Bappa, when he succeeded to the Mori prince, is said to have been fifteen years old; and his birth being one year anterior to the Mori inscription of 770 + 14 = S.V. 784 (A.D. 728),[[32]] is the period for the foundation of the Guhilot dynasty in Mewar: since which, during a space of eleven hundred years, fifty-nine princes lineally descended from Bappa have sat on the throne of Chitor.
Though the bards and chroniclers will never forgive the temerity which thus curtails the antiquity of their founder, he is yet placed in the dawn of chivalry, when the Carlovingian dynasty was established in the west, and when Walid, whose bands planted ‘the green standard’ on the Ebro, was ‘commander of the faithful.’
From the deserted and now forgotten ‘city of the sun,’ Aitpur, the abode of wild beasts and savage Bhils, another memorial[[33]] of the princes of Mewar was obtained. It relates to the prince Sakti Kumar. Its date is S. 1024 (A.D. 968), and it contains the names of fourteen of his ancestors in regular succession. Amongst these is Bappa, or Saila. When compared with the chronicles and [231] family archives, it was highly gratifying to find that, with the exception of one superfluous name and the transposition of others, they were in perfect accordance.
Hume says, “Poets, though they disfigure the most certain history by their fictions, and use strange liberties with truth, when they are the sole historians, as among the Britons, have commonly some foundation for their wildest exaggerations.” The remark is applicable here; for the names which had been mouldering for nine centuries, far from the abode of man, are the same they had worked into their poetical legends. It was at this exact epoch that the arms of Islam, for the first time, crossed the Indus. In the ninety-fifth year of the Hegira,[[34]] Muhammad bin Kasim, the general of the Caliph Walid, conquered Sind, and penetrated (according to early Arabian authors) to the Ganges; and although Elmacin mentions only Sind, yet other Hindu States were at this period convulsed from the same cause: witness the overthrow of Manikrae of Ajmer, in the middle of the eighth century, by a foe ‘coming in ships,’ Anjar specified as the point where they landed. If any doubt existed that it was Kasim who advanced to Chitor[[35]] and was defeated by Bappa, it was set at rest by finding at this time in Chitor ‘Dahir,[[36]] the prince of Debil.’ Abu-l Fazl[[37]] records, from Arabian authorities, that Dahir was lord of Sind, and resided at his capital, Debal, the first place captured by Kasim in 95. His miserable end, and the destruction of his house, are mentioned by the historian, and account for the son being found with the Mori prince of Chitor.

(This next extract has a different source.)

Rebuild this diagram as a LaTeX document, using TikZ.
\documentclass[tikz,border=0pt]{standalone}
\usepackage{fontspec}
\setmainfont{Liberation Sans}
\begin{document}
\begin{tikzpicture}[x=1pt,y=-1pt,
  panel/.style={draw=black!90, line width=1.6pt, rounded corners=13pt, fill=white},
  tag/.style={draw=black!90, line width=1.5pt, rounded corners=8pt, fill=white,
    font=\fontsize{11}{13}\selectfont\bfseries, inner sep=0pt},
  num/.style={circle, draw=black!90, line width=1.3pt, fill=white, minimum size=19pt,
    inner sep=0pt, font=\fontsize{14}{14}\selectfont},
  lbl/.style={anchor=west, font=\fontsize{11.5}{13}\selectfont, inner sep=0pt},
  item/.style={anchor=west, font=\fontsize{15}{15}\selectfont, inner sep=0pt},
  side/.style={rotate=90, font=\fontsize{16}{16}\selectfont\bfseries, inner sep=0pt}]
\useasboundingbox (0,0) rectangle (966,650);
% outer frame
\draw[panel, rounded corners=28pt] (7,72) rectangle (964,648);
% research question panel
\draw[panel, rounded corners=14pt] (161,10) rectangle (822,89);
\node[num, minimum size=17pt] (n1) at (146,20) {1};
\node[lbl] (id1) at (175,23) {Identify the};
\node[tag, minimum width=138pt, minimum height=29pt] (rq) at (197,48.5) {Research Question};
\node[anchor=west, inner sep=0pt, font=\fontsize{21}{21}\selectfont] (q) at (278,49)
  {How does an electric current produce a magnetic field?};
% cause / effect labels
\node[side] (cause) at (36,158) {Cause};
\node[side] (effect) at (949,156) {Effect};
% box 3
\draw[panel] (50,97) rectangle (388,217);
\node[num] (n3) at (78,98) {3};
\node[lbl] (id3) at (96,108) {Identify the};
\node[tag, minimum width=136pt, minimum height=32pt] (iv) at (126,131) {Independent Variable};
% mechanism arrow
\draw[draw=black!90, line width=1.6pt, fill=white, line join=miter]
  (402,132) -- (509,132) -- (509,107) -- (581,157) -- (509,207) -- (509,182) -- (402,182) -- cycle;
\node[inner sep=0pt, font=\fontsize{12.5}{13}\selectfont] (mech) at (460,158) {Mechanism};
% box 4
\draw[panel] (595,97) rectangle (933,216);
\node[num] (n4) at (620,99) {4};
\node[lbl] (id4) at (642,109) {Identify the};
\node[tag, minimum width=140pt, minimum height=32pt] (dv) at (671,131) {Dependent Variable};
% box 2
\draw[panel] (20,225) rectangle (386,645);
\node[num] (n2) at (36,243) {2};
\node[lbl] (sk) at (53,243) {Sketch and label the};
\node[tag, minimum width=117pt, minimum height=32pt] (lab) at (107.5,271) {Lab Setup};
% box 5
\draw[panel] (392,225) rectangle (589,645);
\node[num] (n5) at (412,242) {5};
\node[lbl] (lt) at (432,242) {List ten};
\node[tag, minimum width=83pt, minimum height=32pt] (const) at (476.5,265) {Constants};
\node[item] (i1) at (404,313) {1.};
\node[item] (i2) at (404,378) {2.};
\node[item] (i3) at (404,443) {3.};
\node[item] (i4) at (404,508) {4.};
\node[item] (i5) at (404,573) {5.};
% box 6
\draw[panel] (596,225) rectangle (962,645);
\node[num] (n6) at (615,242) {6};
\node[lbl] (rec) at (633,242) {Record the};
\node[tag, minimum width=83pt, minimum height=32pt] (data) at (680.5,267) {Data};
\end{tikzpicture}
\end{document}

Nine princes intervened between Bappa and Sakti Kumar, in two centuries (twenty-two years to each reign): just the time which should elapse from the founder, who ‘abandoned his country for Iran,’ in S. 820, or A.D. 764. Having thus established four epochs in the earlier history of the family, viz.—Kanaksen’[Kanaksen’], A.D. 144; 2, Siladitya, and sack of Valabhi, A.D. 524; 3, Establishment in Chitor and Mewar, A.D. 720; 4, Sakti Kumar, A.D. 1068;[[38]] we may endeavour to relieve this narrative by the notices which regard their Persian descent [232].

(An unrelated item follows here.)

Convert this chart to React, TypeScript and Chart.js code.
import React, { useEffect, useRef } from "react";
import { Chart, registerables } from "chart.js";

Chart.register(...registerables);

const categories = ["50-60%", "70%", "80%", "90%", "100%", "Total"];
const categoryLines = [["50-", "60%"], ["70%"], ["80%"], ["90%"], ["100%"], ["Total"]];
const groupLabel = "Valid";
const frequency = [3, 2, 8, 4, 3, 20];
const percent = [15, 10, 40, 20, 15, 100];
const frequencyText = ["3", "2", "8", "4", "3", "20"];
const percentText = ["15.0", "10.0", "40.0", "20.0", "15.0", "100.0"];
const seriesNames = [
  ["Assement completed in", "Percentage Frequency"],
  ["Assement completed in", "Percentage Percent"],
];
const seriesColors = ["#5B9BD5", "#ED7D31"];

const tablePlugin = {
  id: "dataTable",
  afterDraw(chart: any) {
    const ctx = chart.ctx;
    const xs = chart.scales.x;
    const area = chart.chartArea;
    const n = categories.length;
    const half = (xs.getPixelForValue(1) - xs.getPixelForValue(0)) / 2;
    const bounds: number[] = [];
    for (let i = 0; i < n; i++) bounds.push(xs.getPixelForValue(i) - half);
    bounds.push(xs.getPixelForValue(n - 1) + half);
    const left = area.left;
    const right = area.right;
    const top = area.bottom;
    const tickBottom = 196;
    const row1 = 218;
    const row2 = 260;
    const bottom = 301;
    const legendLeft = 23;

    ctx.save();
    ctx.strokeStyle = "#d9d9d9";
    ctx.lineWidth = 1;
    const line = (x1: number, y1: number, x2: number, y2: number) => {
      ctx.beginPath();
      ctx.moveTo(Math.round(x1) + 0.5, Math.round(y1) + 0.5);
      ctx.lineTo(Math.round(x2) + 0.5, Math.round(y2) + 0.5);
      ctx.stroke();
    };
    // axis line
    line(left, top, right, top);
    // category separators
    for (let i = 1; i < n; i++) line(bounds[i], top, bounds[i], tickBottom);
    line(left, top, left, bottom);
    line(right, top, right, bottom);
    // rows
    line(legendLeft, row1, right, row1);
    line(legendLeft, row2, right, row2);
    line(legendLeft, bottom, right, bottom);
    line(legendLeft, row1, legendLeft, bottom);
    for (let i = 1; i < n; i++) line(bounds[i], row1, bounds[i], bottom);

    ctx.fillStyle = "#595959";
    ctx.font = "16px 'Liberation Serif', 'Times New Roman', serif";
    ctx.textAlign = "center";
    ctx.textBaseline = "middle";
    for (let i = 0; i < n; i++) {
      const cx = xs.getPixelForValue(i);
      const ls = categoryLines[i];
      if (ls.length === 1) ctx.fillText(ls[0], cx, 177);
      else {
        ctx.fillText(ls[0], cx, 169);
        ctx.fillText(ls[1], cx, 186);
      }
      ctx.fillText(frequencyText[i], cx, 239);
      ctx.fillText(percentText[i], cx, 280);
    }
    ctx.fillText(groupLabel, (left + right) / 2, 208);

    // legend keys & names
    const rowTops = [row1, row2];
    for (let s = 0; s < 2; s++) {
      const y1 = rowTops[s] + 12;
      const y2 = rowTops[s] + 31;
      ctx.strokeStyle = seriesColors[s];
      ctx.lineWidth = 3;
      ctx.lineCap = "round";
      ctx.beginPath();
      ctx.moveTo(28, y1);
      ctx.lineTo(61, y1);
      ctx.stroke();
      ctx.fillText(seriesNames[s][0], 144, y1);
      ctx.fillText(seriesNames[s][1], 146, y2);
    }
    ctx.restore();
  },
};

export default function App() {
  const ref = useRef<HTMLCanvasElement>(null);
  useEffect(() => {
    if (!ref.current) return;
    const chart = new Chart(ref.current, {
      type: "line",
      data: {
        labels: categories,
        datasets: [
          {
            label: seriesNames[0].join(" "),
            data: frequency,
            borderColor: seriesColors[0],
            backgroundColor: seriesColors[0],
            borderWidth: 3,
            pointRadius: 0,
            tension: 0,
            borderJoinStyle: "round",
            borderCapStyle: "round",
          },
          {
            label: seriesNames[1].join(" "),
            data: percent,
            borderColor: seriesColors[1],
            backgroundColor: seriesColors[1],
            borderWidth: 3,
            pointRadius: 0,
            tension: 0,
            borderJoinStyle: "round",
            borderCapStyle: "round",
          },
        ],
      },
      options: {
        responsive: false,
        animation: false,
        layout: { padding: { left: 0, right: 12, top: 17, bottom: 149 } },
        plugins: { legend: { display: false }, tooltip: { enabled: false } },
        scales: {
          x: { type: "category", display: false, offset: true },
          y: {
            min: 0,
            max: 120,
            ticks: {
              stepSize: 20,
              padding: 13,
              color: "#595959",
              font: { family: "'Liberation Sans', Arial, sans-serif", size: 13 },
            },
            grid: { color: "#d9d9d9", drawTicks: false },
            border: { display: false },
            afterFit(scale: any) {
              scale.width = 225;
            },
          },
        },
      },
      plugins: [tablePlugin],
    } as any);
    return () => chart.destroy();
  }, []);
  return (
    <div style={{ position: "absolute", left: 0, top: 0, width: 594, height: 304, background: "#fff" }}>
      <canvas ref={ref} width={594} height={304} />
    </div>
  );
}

[1]. [This corroborates Bhandarkar’s theory that the Guhilots sprang from Nāgar Brāhmans.]
[2]. [This is a folk-etymology to explain the name Guhilot, probably derived from Guha or Guhasena (A.D. 559-67), the fourth and apparently the first great Valabhi monarch (BG, i. Part i. 85).]
[3]. [Mandalīka seems to mean ‘ruler of a district’ (mandal), (Bayley, Dynasties of Gujarāt, 183).]